Younger generations especially feel this pressure. A Gen Z respondent to a recent Reddit thread on dinner party anxiety wrote: "I know my friends won't care if I use jarred sauce, but what if someone takes a photo and posts it and people think I'm lazy?" That's the current state of entertaining. Not actual judgment from actual people, but the phantom judgment of an imagined audience.
And it's exhausting.
Breaking the Cycle Might Be Easier Than You Think
The good news? Pushback is starting. Food critics and chefs are increasingly vocal about this nonsense. The "no recipe shame" movement is gaining traction. Some restaurants are openly celebrating canned ingredients. Alison Roman got dragged for food gatekeeping, and people noticed.
There's also a growing appreciation for what you might call "honest food." Food that tastes good and doesn't pretend to be anything else.
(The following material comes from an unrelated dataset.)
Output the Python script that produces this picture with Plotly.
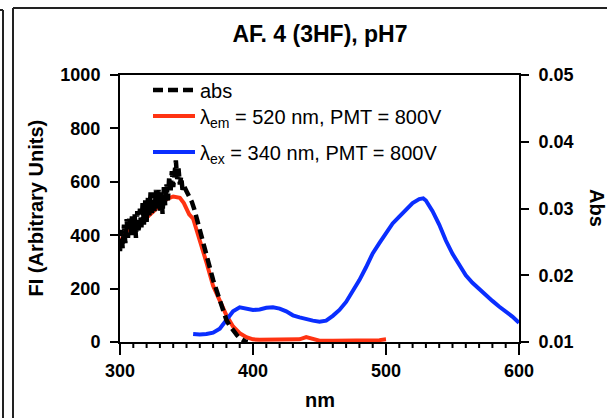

A rotisserie chicken from the grocery store, a bagged salad, some good bread. Done. This is increasingly acceptable again, which is wonderful.
The thing about dinner parties is that they're supposed to be fun. They're supposed to bring people together. The moment they become performance art where you're secretly terrified someone will judge your croutons, they've become something else entirely.
If you want to make everything from scratch because you genuinely enjoy it—absolutely do that. But if you're doing it from anxiety rather than pleasure, it might be worth asking yourself: whose expectations am I actually trying to meet? And related: are we all just retreating into familiar comforts to avoid the stress of constant performance?
Maybe the radical act of entertaining in 2024 isn't about technique or ingredients. Maybe it's just about inviting people over, feeding them something honest, and leaving the performance at the door.